Would it be unreasonable for me to ask things to start at 6 or 8 hours a week, given that they've not had a dad outside of the contact centre for nearly two years? Or is that pushing too hard? I doubt that many children have been kept from their dads for so long - surely it's got to be in their interests if that's what they want too?
The judge has specified that a final hearing will take place in February - I'm still confused how I get more contact after that? Or will he actually decide in the final hearing that contact will progress each month at an increasing rate.
You have been in contact centers for 2 years ? That's just criminal, I'm really sorry to read that. Do you have any reports from those visits ? Those tend to be helpful.

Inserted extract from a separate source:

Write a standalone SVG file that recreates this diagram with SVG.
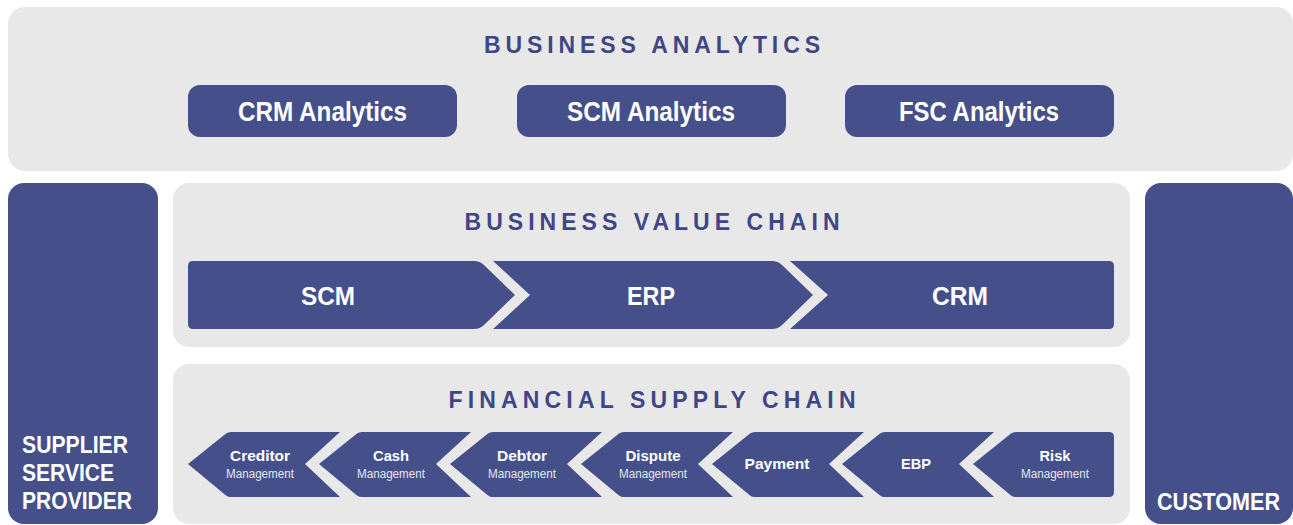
<svg xmlns="http://www.w3.org/2000/svg" width="1293" height="525" viewBox="0 0 1293 525">
  <style>
    .panel { fill: #e8e8e8; }
    .block { fill: #45508b; }
    .title { font-family: "Liberation Sans", Arial, sans-serif; font-weight: bold; font-size: 23px; fill: #3f4687; text-anchor: middle; }
    .lbl { font-family: "Liberation Sans Narrow", "Liberation Sans", Arial, sans-serif; font-weight: bold; fill: #ffffff; text-anchor: middle; }
    .big { font-size: 26px; }
    .xl { font-size: 28px; }
    .side { font-family: "Liberation Sans Narrow", "Liberation Sans", Arial, sans-serif; font-weight: bold; font-size: 24px; fill: #ffffff; }
    .sm { font-size: 15px; }
    .sub { font-family: "Liberation Sans Narrow", "Liberation Sans", Arial, sans-serif; font-size: 12px; fill: #e4e6f0; text-anchor: middle; }
  </style>
  <defs>
    <!-- left-pointing chevron for the financial supply chain steps -->
    <path id="fscChevron" d="M0,32 L38,1.5 Q40,0 43,0 L152,0 L117,32 L152,65 L43,65 Q40,65 38,63.5 Z"/>
  </defs>

  <rect width="1293" height="525" fill="#ffffff"/>

  <!-- Business analytics layer -->
  <g id="business-analytics">
    <rect class="panel" x="8" y="7" width="1285" height="164" rx="17"/>
    <text class="title" x="652" y="53" textLength="336" lengthAdjust="spacing">BUSINESS ANALYTICS</text>
  </g>
  <g id="crm-analytics">
    <rect class="block" x="188" y="85" width="269" height="52" rx="12"/>
    <text class="lbl xl" x="322.5" y="121" textLength="169" lengthAdjust="spacingAndGlyphs">CRM Analytics</text>
  </g>
  <g id="scm-analytics">
    <rect class="block" x="517" y="85" width="269" height="52" rx="12"/>
    <text class="lbl xl" x="651" y="121" textLength="168" lengthAdjust="spacingAndGlyphs">SCM Analytics</text>
  </g>
  <g id="fsc-analytics">
    <rect class="block" x="845" y="85" width="269" height="52" rx="12"/>
    <text class="lbl xl" x="979" y="121" textLength="160" lengthAdjust="spacingAndGlyphs">FSC Analytics</text>
  </g>

  <!-- Side parties -->
  <g id="supplier">
    <rect class="block" x="8" y="183" width="150" height="341" rx="16"/>
    <text class="side" x="22" y="453" textLength="106" lengthAdjust="spacingAndGlyphs">SUPPLIER</text>
    <text class="side" x="22" y="481" textLength="92" lengthAdjust="spacingAndGlyphs">SERVICE</text>
    <text class="side" x="22" y="509" textLength="110" lengthAdjust="spacingAndGlyphs">PROVIDER</text>
  </g>
  <g id="customer">
    <rect class="block" x="1145" y="183" width="148" height="341" rx="16"/>
    <text class="side" x="1157" y="510" textLength="123" lengthAdjust="spacingAndGlyphs">CUSTOMER</text>
  </g>

  <!-- Business value chain -->
  <g id="business-value-chain">
    <rect class="panel" x="173" y="183" width="957" height="164" rx="16"/>
    <text class="title" x="652" y="230" textLength="375" lengthAdjust="spacing">BUSINESS VALUE CHAIN</text>
  </g>
  <g id="scm">
    <path class="block" d="M193,261 L474,261 Q480,261 484,265 L515,295 L484,325 Q480,329 474,329 L193,329 Q188,329 188,324 L188,266 Q188,261 193,261 Z"/>
    <text class="lbl big" x="328" y="305" textLength="54" lengthAdjust="spacingAndGlyphs">SCM</text>
  </g>
  <g id="erp">
    <path class="block" d="M493,261 L772,261 Q778,261 782,265 L813,295 L782,325 Q778,329 772,329 L493,329 L530,295 Z"/>
    <text class="lbl big" x="651" y="305" textLength="48" lengthAdjust="spacingAndGlyphs">ERP</text>
  </g>
  <g id="crm">
    <path class="block" d="M790,261 L1109,261 Q1114,261 1114,266 L1114,324 Q1114,329 1109,329 L790,329 L828,295 Z"/>
    <text class="lbl big" x="960" y="305" textLength="56" lengthAdjust="spacingAndGlyphs">CRM</text>
  </g>

  <!-- Financial supply chain -->
  <g id="financial-supply-chain">
    <rect class="panel" x="173" y="364" width="957" height="160" rx="16"/>
    <text class="title" x="652" y="408" textLength="407" lengthAdjust="spacing">FINANCIAL SUPPLY CHAIN</text>
  </g>
  <g id="creditor">
    <use href="#fscChevron" class="block" x="188" y="432"/>
    <text class="lbl sm" x="260" y="461" textLength="60" lengthAdjust="spacingAndGlyphs">Creditor</text>
    <text class="sub" x="260" y="478" textLength="68" lengthAdjust="spacingAndGlyphs">Management</text>
  </g>
  <g id="cash">
    <use href="#fscChevron" class="block" x="319" y="432"/>
    <text class="lbl sm" x="391" y="461" textLength="36" lengthAdjust="spacingAndGlyphs">Cash</text>
    <text class="sub" x="391" y="478" textLength="68" lengthAdjust="spacingAndGlyphs">Management</text>
  </g>
  <g id="debtor">
    <use href="#fscChevron" class="block" x="450" y="432"/>
    <text class="lbl sm" x="522" y="461" textLength="50" lengthAdjust="spacingAndGlyphs">Debtor</text>
    <text class="sub" x="522" y="478" textLength="68" lengthAdjust="spacingAndGlyphs">Management</text>
  </g>
  <g id="dispute">
    <use href="#fscChevron" class="block" x="581" y="432"/>
    <text class="lbl sm" x="653" y="461" textLength="55" lengthAdjust="spacingAndGlyphs">Dispute</text>
    <text class="sub" x="653" y="478" textLength="68" lengthAdjust="spacingAndGlyphs">Management</text>
  </g>
  <g id="payment">
    <use href="#fscChevron" class="block" x="712" y="432"/>
    <text class="lbl sm" x="777" y="469" textLength="65" lengthAdjust="spacingAndGlyphs">Payment</text>
  </g>
  <g id="ebp">
    <use href="#fscChevron" class="block" x="842" y="432"/>
    <text class="lbl sm" x="916" y="469" textLength="30" lengthAdjust="spacingAndGlyphs">EBP</text>
  </g>
  <g id="risk">
    <path class="block" d="M973,464 L1011,433.5 Q1013,432 1016,432 L1109,432 Q1114,432 1114,437 L1114,492 Q1114,497 1109,497 L1016,497 Q1013,497 1011,495.5 Z"/>
    <text class="lbl sm" x="1055" y="461" textLength="31" lengthAdjust="spacingAndGlyphs">Risk</text>
    <text class="sub" x="1055" y="478" textLength="68" lengthAdjust="spacingAndGlyphs">Management</text>
  </g>

  <!-- no connectors: the flow is carried by the chevron shapes -->
  <g id="connectors"/>
</svg>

I can't tell you what is or isn't reasonable for your case, but what I'm pretty sure of is that if you focus on why the children should be with you, rather than how much time they should be with you, you are likely to get better results.
For instance, in mine, I explained that I wanted that time to go to baby groups and other toddler activities, and that I need to establish a strong bond with him now so that when he is older I can build his confidence with things like teaching him how to ride a bike, telling him bedtime stories, helping him with his homework, supporting and encouraging him. You wrote before about how you used to teach your daughter math and how good that was for her school results, and no doubt, her self-esteem. That's the kind of thing you need to emphasize.
You probably share my incredulity at the fact that we live in a society that discriminates separated fathers to the point where we have to be abused in courtrooms while deranged mothers go on and on about how dangerous we are because we want to help our kids with their homework, but this is not about changing the system, this is about YOUR kids, so you swallow your pride and do what you've got to do.
How do you get more contact after February ? I think your best option might be to try and define now what the final ideal outcome would look like, then propose a progressive increasing schedule over say 4 months. You need to go into detail about how that will be beneficial for the kids, how it will impact with school, and for bonus points, talk about how important their relationship with their mother is and how your schedule allows her time for that (but only say it if you mean it).
I would suggest that you provide the court with a Position Statement at the next hearing - let them know how the contact has gone and suggest a reasonable schedule of progression. The court like the parents to try and decide a way forward and a schedule will help them to know what your expectations are.